Rumruk – ręcznie plecione lampy z kolorowych nitek
ProjektanciAnia swoje plecione lampy komponuje tak, jak malarz obrazy, a włóczki traktuje jak paletę farb. Poznajcie lampy Rumruk – ręcznie wyplatane z kolorowej włóczki.
Zaczęło się od…
projektowania wnętrz, którym zajmowaliśmy się z moim mężem Piotrkiem po ukończeniu tego kierunku na krakowskiej ASP. Tak się złożyło, że trafialiśmy na ciekawe wnętrza i klientów, którzy chcieli czegoś innego, a w tamtych czasach w sklepach brakowało nietypowych rzeczy. Dlatego często wymyślaliśmy autorskie meble i oświetlenie. Abażury do lamp szyła dla nas zaprzyjaźniona rodzinna firma. Gdy zbudowaliśmy swój dom, też potrzebowaliśmy ciekawych lamp. Tym razem chciałam je zrobić sama, a że nie umiem szyć, wymyśliłam, że uplotę je z włóczki. Znajomi bardzo chwalili te moje lampy i namawiali, bym zaczęła robić takie dla klientów. I tak od 2013 roku zamówień mi przybywa.
Włóczki…
urzekają mnie ich kolory.
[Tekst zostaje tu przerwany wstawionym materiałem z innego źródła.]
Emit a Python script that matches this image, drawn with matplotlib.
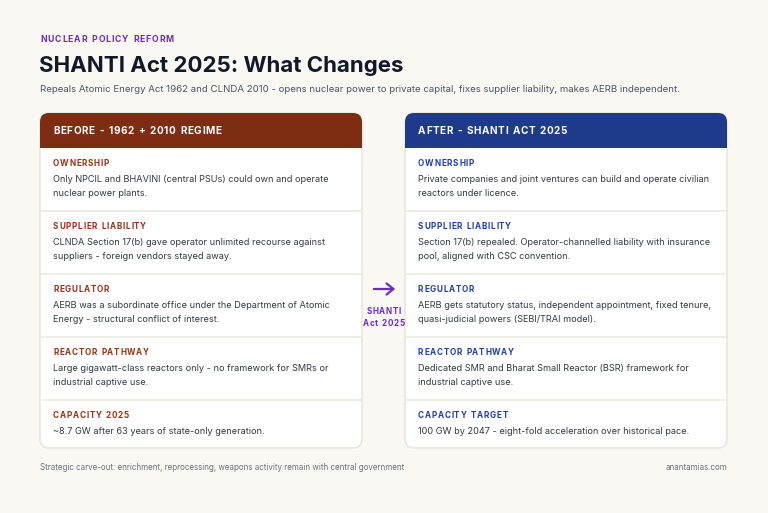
import matplotlib
matplotlib.use("Agg")
import matplotlib.pyplot as plt
from matplotlib.patches import FancyBboxPatch, Rectangle, FancyArrowPatch

# text content
KICKER = "NUCLEAR POLICY REFORM"
TITLE = "SHANTI Act 2025: What Changes"
SUBTITLE = ("Repeals Atomic Energy Act 1962 and CLNDA 2010 - opens nuclear power to "
            "private capital, fixes supplier liability, makes AERB independent.")
LEFT_HEADER = "BEFORE - 1962 + 2010 REGIME"
RIGHT_HEADER = "AFTER - SHANTI ACT 2025"
LEFT_LABELS = ["OWNERSHIP", "SUPPLIER LIABILITY", "REGULATOR", "REACTOR PATHWAY", "CAPACITY 2025"]
RIGHT_LABELS = ["OWNERSHIP", "SUPPLIER LIABILITY", "REGULATOR", "REACTOR PATHWAY", "CAPACITY TARGET"]
LEFT_TEXT = [
    ["Only NPCIL and BHAVINI (central PSUs) could own and operate", "nuclear power plants."],
    ["CLNDA Section 17(b) gave operator unlimited recourse against", "suppliers - foreign vendors stayed away."],
    ["AERB was a subordinate office under the Department of Atomic", "Energy - structural conflict of interest."],
    ["Large gigawatt-class reactors only - no framework for SMRs or", "industrial captive use."],
    ["~8.7 GW after 63 years of state-only generation."],
]
RIGHT_TEXT = [
    ["Private companies and joint ventures can build and operate civilian", "reactors under licence."],
    ["Section 17(b) repealed. Operator-channelled liability with insurance", "pool, aligned with CSC convention."],
    ["AERB gets statutory status, independent appointment, fixed tenure,", "quasi-judicial powers (SEBI/TRAI model)."],
    ["Dedicated SMR and Bharat Small Reactor (BSR) framework for", "industrial captive use."],
    ["100 GW by 2047 - eight-fold acceleration over historical pace."],
]
MID_LABEL = ["SHANTI", "Act 2025"]
FOOTNOTE = "Strategic carve-out: enrichment, reprocessing, weapons activity remain with central government"
SOURCE = "anantamias.com"

BG = "#faf8f3"
BORDER = "#e8e3da"
PURPLE = "#6d28d9"
FONT = "Inter"

W, H = 768, 513
fig = plt.figure(figsize=(W / 100, H / 100), dpi=100, facecolor=BG)
ax = fig.add_axes([0, 0, 1, 1])
ax.set_xlim(0, W)
ax.set_ylim(H, 0)
ax.axis("off")
fig.canvas.draw()
renderer = fig.canvas.get_renderer()


def spaced(x, y, s, spacing, draw=True, **kw):
    # matplotlib has no letter-spacing, so place characters one by one
    x_start = x
    space_w = 0.34 * kw["fontsize"] * 100 / 72
    for ch in s:
        t = ax.text(x, y, ch, va="center", ha="left", **kw)
        bb = t.get_window_extent(renderer)
        x += bb.width + spacing if ch != " " else space_w + spacing
        if not draw:
            t.remove()
    return x - spacing - x_start


spaced(40, 40, KICKER, 0.9, fontsize=6.2, color=PURPLE, fontweight="bold", family=FONT)
ax.text(39, 66, TITLE, fontsize=16.0, fontweight="bold", color="#111827", family=FONT,
        va="center", ha="left")
ax.text(40, 89, SUBTITLE, fontsize=6.95, color="#4b5563", family=FONT, va="center", ha="left")

top, head_h = 113, 35
row_tops = [148, 211, 274, 337, 400]
bottom = 448


def card(x0, x1, header, head_col, lab_col, labels, texts):
    w = x1 - x0
    ax.add_patch(FancyBboxPatch((x0, top), w, bottom - top,
                                boxstyle="round,pad=0,rounding_size=9",
                                fc="white", ec=BORDER, lw=1.0, zorder=1))
    ax.add_patch(FancyBboxPatch((x0, top), w, head_h,
                                boxstyle="round,pad=0,rounding_size=9",
                                fc=head_col, ec="none", zorder=2))
    ax.add_patch(Rectangle((x0, top + head_h - 12), w, 12, fc=head_col, ec="none", zorder=2))
    spaced(x0 + 13, top + head_h / 2 + 0.5, header, 0.6, fontsize=7.2, color="white",
           fontweight="bold", family=FONT, zorder=3)
    for i, (lab, lines) in enumerate(zip(labels, texts)):
        rt = row_tops[i]
        if i > 0:
            ax.plot([x0 + 0.5, x1 - 0.5], [rt, rt], color="#eeeae2", lw=1.2, zorder=3)
        spaced(x0 + 13, rt + 15.5, lab, 0.75, fontsize=5.9, color=lab_col,
               fontweight="bold", family=FONT, zorder=3)
        for j, line in enumerate(lines):
            ax.text(x0 + 13, rt + 31.5 + j * 14, line, fontsize=6.6, color="#333a44",
                    family=FONT, va="center", ha="left", zorder=3)


card(40, 362, LEFT_HEADER, "#7c2d12", "#9a3412", LEFT_LABELS, LEFT_TEXT)
card(405, 727, RIGHT_HEADER, "#1e3a8a", "#1e40af", RIGHT_LABELS, RIGHT_TEXT)

ax.add_patch(FancyArrowPatch((371, 289), (398, 289), arrowstyle="->,head_length=5,head_width=4",
                             color=PURPLE, lw=1.6, zorder=3))
mid_kw = dict(fontsize=5.8, color=PURPLE, fontweight="bold", family=FONT)
for k, s in enumerate(MID_LABEL):
    w_s = spaced(0, 0, s, 0.6, draw=False, **mid_kw)
    spaced(383.5 - w_s / 2, 312 + k * 12, s, 0.6, **mid_kw)

ax.text(40, 467, FOOTNOTE, fontsize=5.75, color="#6b7280", family=FONT, va="center", ha="left")
ax.text(727, 467, SOURCE, fontsize=5.75, color="#6b7280", family=FONT, va="center", ha="right")

fig.savefig("out.png", dpi=100, facecolor=BG)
Są jak paleta malarska, mogę z nich ułożyć dowolną kompozycję. To trochę mój protest wobec mody na monochromatyczne, minimalistyczne wnętrza, która zdominowała projektowanie parę lat temu. Zaczynałam od lamp w żywych kolorach, jak ze strojów ludowych. Nasz pierwszy model nazywał się Pyza, bo barwami nawiązywał do łowickiej spódnicy bohaterki „Pyzy na polskich dróżkach”. Ostatnio chętnie sięgam po kolory bardziej stonowane, ale zestawiam je kontrastowo – fiolet z turkusem, zgaszone róże i bordo, które doprawiam beżem. Bardzo często tonację wybieramy razem z klientami, by pasowała do ich wnętrza, bo jego wysokość i wielkość ma znaczenie. Ale potem, w trakcie pracy, patrzę na nie jak na obraz, czasem dodam jakieś tony, czasem coś odejmę.
Moi klienci…
to restauracje, hotele i prywatne osoby, najczęściej kobiety. Takie, które cenią rzeczy oryginalne, mają szacunek do rękodzieła, a domy zazwyczaj urządzają sobie same, lubią kolor i przytulność. Ale moje lampy znalazły się też we wnętrzach bardzo nowoczesnych i minimalistycznych.
Przeczytaj także: Kwitnące tapety i tonda – piękne dekoracje wnętrz Weroniki Anny Rosy
Rumruk...
ta nazwa po prostu przyszła mi do głowy, bo ja uwielbiam wymyślać nowe słowa. To fantazja na temat angielskiego „room”, ale bardzo daleka.
Nasze lampy…
są ręcznie robione. Szkielety według moich projektów tworzy ze stalowego drutu starszy pan z małej rodzinnej firmy. Ja sama plotę na nich kompozycje z włóczki. Bardzo to lubię, bo ta praca pasuje do mojego introwertycznego charakteru. Siedzę w domu, słucham muzyki albo podcastów i plotę. Zrobienie małej lampy zajmuje mi kilka godzin, tych największych – nawet parę dni. Używam najczęściej włóczek wełnianych, z alpaki albo bawełny. Nie mogą być zbyt włochate, bo będą się mechaciły. Kiedyś plotłam z grubszych nici, dziś, gdy nabrałam już wprawy, z cieńszych, które dają fajny efekt tkaniny.
W przyszłości…
chciałabym tą samą techniką tworzyć większe rzeźbiarskie formy, niekoniecznie tylko użytkowe, ale takie, które będą zdobiły wnętrza. Marzy mi się też wystawa moich prac.